The next day was spent in hearing precedents of general warrants, in which there appeared but too much countenance for the practice, yet founded on no law. The greater part had been issued against Jacobites, on the accession of the present Royal Family, when their establishment was new, and precarious. The Lord Viscount Townshend,[429] a zealous, bold, and authoritative Minister, had made free with the practice. It had been used even in cases of libels, but always in those of Jacobite tendency. Many in times of rebellion had been issued by the Duke of Newcastle, and three by Mr. Pitt himself, but against persons suspected of treasonable practices. These documents had Carteret Webbe now collected: he printed them, too, in his justification. But the case of Wilkes was not only dissimilar, but was important enough to call for redress of a power so obnoxious and liable to abuse. At one in the morning Sir William Meredith commenced the debate, and to what I have said added the history of those warrants. Fifty persons, he owned, had been taken up on such warrants; and then Wilkes on a like indefinite warrant.

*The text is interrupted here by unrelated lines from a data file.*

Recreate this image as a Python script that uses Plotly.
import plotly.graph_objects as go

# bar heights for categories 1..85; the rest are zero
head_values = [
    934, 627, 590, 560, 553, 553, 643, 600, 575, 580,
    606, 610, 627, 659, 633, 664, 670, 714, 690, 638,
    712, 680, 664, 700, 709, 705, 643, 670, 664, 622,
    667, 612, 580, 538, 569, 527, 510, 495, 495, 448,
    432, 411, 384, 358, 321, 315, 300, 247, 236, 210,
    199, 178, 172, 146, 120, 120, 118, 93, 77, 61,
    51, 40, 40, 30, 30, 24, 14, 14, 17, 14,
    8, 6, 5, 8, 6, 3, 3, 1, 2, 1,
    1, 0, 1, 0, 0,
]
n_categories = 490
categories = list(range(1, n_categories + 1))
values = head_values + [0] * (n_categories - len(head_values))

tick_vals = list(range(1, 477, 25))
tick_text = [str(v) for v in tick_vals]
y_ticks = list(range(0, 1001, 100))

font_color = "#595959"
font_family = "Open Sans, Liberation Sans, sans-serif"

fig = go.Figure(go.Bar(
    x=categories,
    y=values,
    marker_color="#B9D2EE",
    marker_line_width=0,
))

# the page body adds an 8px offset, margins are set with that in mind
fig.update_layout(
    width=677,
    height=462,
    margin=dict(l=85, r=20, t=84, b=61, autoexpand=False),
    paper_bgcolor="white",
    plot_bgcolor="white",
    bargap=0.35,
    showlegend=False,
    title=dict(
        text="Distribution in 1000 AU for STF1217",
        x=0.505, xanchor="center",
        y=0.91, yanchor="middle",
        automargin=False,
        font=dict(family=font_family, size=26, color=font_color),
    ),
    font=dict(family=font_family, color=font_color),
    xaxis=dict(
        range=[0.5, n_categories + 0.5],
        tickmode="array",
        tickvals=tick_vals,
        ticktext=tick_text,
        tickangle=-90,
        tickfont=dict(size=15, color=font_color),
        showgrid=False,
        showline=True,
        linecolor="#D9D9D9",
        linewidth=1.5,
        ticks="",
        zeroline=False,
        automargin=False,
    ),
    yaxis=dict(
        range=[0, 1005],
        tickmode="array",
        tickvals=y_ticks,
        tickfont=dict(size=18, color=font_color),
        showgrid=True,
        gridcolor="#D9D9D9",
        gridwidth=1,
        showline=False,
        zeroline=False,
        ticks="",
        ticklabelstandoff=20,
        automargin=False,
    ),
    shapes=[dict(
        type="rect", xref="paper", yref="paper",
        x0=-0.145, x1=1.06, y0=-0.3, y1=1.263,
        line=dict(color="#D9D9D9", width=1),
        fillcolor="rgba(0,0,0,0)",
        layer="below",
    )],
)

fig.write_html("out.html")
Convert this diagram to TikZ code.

His very pocket-book had been seized to find evidence against him. The gentlemen who apprehended him were mere ministerial officers. The first warrant quoted was of 1662, for then was passed the first act for licensing the press: and as that act was temporary, and has not been revived, it is a proof that there is no law since to authorize such restraint. The warrants themselves have been found by the Court of Common Pleas to be illegal. He then read the two resolutions he proposed to move; the first, that a general warrant for seizing authors and papers is not law. The second, that seizing Members of Parliament by general warrant is contrary to privilege. Breach of privilege, he added, might be committed in the manner, even where there is no privilege. These warrants had never been used but in times of danger, and then were followed by Acts of Indemnity, and thence never came to be questioned. They were suspended from 1675 to 1690, and then were resumed to protect the Revolution. Again in 1715 and 1745, the years of the Scottish rebellions. They were now used for such a trifle as a libel, that was in every man’s hand. The licentiousness of the people had been checked: it was time now to quiet their minds by checking the licentiousness of power.